If we’re looking for an uptick in this sinister brew, we do have a sort of moral victory for the NDP. The party did stick to its guns, so to speak, and has to be credited with carrying the day without enforcing the party line, and thus scoring one for democracy.
With regard to Peter Stoffer, the Sackville-Eastern Shore MP whose switched vote saved the registry, his agony at voting against his promises and being accused of being a flip-flopper should be assuaged by the understanding that he did the right thing, and in a deeper sense was more faithful to his principles than had he killed the registry.
If he finds himself in discomfort, he can no doubt imagine his mortification if he had killed the registry and become an inadvertent hero of the National Rifle Association in the U.S., which would have relished the propaganda value of this victory, and be seen as a dupe of the most extreme of the Harperites.

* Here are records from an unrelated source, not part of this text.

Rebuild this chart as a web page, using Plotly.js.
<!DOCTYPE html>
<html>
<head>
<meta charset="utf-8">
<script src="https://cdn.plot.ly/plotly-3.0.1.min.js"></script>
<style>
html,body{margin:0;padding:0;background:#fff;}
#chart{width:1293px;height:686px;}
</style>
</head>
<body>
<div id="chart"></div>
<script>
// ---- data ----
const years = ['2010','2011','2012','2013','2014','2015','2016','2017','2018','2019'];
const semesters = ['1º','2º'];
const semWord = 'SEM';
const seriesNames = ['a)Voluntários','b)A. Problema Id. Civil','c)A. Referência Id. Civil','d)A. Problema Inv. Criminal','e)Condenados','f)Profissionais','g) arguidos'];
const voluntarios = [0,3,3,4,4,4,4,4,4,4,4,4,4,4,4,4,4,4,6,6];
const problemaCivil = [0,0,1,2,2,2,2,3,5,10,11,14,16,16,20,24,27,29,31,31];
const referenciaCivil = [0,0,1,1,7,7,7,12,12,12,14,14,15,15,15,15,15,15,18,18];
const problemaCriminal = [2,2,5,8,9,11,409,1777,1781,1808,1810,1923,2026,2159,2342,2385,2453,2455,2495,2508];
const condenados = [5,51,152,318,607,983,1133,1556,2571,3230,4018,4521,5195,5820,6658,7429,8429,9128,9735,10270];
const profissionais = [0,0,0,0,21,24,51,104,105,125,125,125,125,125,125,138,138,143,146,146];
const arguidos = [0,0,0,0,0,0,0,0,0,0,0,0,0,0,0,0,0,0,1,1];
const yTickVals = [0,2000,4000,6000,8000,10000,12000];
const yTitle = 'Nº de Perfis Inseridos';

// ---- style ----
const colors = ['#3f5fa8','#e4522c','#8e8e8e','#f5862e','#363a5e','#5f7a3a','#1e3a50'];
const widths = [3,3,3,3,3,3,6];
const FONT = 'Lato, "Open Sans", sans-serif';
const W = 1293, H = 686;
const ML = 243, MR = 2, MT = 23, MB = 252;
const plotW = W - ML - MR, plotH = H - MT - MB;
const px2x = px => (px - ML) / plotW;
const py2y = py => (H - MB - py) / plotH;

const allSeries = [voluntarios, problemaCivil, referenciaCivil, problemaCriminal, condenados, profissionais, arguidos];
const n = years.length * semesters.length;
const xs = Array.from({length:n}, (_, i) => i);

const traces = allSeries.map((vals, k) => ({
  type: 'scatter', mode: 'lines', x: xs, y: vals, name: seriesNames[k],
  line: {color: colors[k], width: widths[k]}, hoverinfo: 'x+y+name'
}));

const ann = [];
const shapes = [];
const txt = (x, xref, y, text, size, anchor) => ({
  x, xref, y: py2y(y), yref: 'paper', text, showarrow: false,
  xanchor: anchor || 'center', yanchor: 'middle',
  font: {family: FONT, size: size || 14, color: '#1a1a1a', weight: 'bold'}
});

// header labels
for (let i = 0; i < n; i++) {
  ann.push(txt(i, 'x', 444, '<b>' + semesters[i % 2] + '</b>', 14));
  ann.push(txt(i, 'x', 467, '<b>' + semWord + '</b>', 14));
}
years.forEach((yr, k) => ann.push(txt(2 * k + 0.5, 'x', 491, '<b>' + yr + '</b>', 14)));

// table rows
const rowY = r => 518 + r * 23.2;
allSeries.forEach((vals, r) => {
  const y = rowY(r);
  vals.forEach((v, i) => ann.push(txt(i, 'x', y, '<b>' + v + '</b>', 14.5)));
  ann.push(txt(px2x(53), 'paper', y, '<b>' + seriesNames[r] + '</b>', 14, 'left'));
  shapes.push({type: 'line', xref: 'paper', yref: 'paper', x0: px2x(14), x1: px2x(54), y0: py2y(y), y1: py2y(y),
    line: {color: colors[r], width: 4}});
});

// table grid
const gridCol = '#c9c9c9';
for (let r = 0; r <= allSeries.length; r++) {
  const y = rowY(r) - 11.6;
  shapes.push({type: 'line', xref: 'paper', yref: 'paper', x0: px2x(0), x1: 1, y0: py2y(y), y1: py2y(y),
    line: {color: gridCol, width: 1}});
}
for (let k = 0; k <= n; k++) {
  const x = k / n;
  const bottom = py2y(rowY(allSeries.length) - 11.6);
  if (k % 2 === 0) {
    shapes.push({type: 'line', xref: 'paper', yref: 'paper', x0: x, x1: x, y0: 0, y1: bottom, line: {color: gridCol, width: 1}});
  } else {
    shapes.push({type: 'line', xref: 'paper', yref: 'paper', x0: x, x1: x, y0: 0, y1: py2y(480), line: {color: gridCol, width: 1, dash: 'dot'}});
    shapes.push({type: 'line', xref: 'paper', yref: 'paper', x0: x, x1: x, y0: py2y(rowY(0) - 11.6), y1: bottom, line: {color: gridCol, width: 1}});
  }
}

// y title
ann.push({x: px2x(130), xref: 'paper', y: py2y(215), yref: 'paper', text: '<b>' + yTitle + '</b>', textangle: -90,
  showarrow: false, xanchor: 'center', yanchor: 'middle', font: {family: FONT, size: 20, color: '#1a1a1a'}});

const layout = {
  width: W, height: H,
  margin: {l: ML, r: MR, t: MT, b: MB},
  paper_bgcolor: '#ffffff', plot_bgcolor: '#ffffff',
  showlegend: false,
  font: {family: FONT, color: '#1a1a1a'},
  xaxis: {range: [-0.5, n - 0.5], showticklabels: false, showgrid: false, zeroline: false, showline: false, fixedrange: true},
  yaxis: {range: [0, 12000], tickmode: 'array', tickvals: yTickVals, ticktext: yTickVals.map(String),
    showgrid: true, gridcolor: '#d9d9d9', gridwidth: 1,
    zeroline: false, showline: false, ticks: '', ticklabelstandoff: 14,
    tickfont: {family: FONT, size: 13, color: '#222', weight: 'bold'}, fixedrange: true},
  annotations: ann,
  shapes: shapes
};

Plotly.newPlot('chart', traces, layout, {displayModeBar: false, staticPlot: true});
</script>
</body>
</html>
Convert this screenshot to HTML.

The way it’s rigged, there’s no reasonable place to stand on this thing.
Meanwhile, we have the Liberals. On paper, this is their victory. But let’s face it. With a considerable majority of Canadians questioning the value of the registry, this is still a problem for the long run.
Are the Grits, then, going to be happy enough to let this slide — essentially endorsing the bungled creation of the registry by their forebears — and ensure that it returns as a thorny problem?
Or are they willing to address its shortcomings, on the presumption that they could well be coming to power next time?
On this, as on so many other things, what do the Liberals in fact stand for?